ABSTRACT Type Ia supernova (SN Ia) as a standard candle is an ideal tool to measure cosmic distance and expansion history of the Universe. Here, we investigate the SN Ia photometric measurement in the China Space Station Telescope Ultra Deep Field (CSST-UDF) survey, and study the constraint power on the cosmological parameters, such as the equation of state of dark energy. The CSST-UDF survey is expected to cover a 9 deg2 sky area in 2 yr with 250 s × 60 exposures for each band. The magnitude limit can reach i ≃ 26 AB mag for 5σ point source detection with a single exposure. We generate light-curve mock data for SNe Ia and different types of core-collapse SNe (CCSNe). sncosmo is chosen as the framework by utilizing the salt3 model to simulate SN Ia data.

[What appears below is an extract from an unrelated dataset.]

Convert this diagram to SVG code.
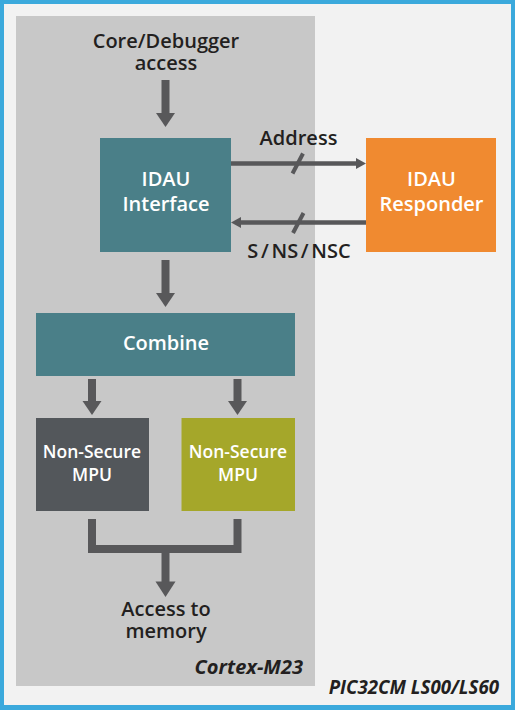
<svg xmlns="http://www.w3.org/2000/svg" width="515" height="710" viewBox="0 0 515 710">
<style>
.t{font-family:"Open Sans","Liberation Sans",sans-serif;font-weight:600;font-size:20px;text-anchor:middle}
.s{font-size:17.5px}
.d{fill:#231f20}
.w{fill:#ffffff}
.i{font-style:italic;font-weight:700;text-anchor:end;fill:#231f20}
.ln{stroke:#58585a;fill:none}
.ah{fill:#58585a}
</style>
<rect x="0" y="0" width="515" height="710" fill="#3ba9dc"/>
<rect x="4" y="4" width="507" height="701" fill="#f2f2f2"/>
<g id="cortex">
<rect x="16" y="16" width="299" height="670" fill="#c8c8c8"/>
<text class="t i" x="303" y="674">Cortex-M23</text>
</g>
<g id="chip-label"><text class="t i" x="499" y="694" style="font-size:18.7px">PIC32CM LS00/LS60</text></g>
<g id="core-access"><text class="t d" x="166" y="48">Core/Debugger</text><text class="t d" x="166" y="70">access</text></g>
<g id="idau-interface">
<rect x="100" y="138" width="131" height="114" fill="#4a7f88"/>
<text class="t w" x="166" y="186">IDAU</text><text class="t w" x="166" y="211">Interface</text>
</g>
<g id="idau-responder">
<rect x="366" y="138" width="130" height="114" fill="#f08a30"/>
<text class="t w" x="431.5" y="186">IDAU</text><text class="t w" x="431.5" y="211">Responder</text>
</g>
<g id="combine">
<rect x="36" y="313" width="259" height="63" fill="#4a7f88"/>
<text class="t w" x="166" y="350">Combine</text>
</g>
<g id="ns-mpu-1">
<rect x="36" y="418" width="113" height="93" fill="#53575b"/>
<text class="t s w" x="92" y="458">Non-Secure</text><text class="t s w" x="92" y="481">MPU</text>
</g>
<g id="ns-mpu-2">
<rect x="181.5" y="418" width="113.5" height="93" fill="#a5a72a"/>
<text class="t s w" x="238" y="458">Non-Secure</text><text class="t s w" x="238" y="481">MPU</text>
</g>
<g id="memory-access"><text class="t d" x="166" y="616">Access to</text><text class="t d" x="166" y="638">memory</text></g>
<g id="connectors">
<line class="ln" x1="165.5" y1="80" x2="165.5" y2="114" stroke-width="8"/>
<polygon class="ah" points="156,113 175,113 165.5,127"/>
<line class="ln" x1="165.5" y1="260" x2="165.5" y2="294" stroke-width="8"/>
<polygon class="ah" points="156,293 175,293 165.5,307"/>
<line class="ln" x1="231" y1="163.5" x2="358" y2="163.5" stroke-width="4.5"/>
<polygon class="ah" points="356,158 366,163.5 356,169"/>
<line class="ln" x1="292.5" y1="173.5" x2="303" y2="153.5" stroke-width="4"/>
<text class="t d" x="298.5" y="145">Address</text>
<line class="ln" x1="366" y1="222.5" x2="239" y2="222.5" stroke-width="4.5"/>
<polygon class="ah" points="241,217 231,222.5 241,228"/>
<line class="ln" x1="293" y1="233" x2="303.5" y2="213" stroke-width="4"/>
<text class="t d" x="299" y="258" style="word-spacing:-2.5px">S / NS / NSC</text>
<line class="ln" x1="92" y1="379" x2="92" y2="403" stroke-width="8"/>
<polygon class="ah" points="82.5,401 101.5,401 92,415"/>
<line class="ln" x1="237.5" y1="379" x2="237.5" y2="403" stroke-width="8"/>
<polygon class="ah" points="228,401 247,401 237.5,415"/>
<polyline class="ln" points="92,519 92,549 237.5,549 237.5,519" stroke-width="8" stroke-linejoin="miter"/>
<line class="ln" x1="165.5" y1="549" x2="165.5" y2="583" stroke-width="8"/>
<polygon class="ah" points="155.5,581.5 175.5,581.5 165.5,597"/>
</g>
</svg>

After selecting high-quality data and fitting the light curves, we derive the light-curve parameters and identify CCSNe as contamination, resulting in ∼2200 SNe with an $\sim\!\! 7{{\ \rm per\, cent}}$ CCSN contamination rate. We adopt a calibration method similar to Chauvenet’s criterion, and apply it to the distance modulus data to further reduce the contamination. We find that this method is effective and can suppress the contamination fraction to $\sim\!\! 3.5{{\ \rm per\, cent}}$ with 2012 SNe Ia and 73 CCSNe. In the cosmological fitting stage, we did not distinguish between SNe Ia and CCSNe. We find that the constraint accuracies on ΩM, ΩΛ, and w are about two times better than the current SN surveys, and they could be further improved by a factor of ∼1.4 if including the baryon acoustic oscillation data from the CSST spectroscopic wide-field galaxy survey.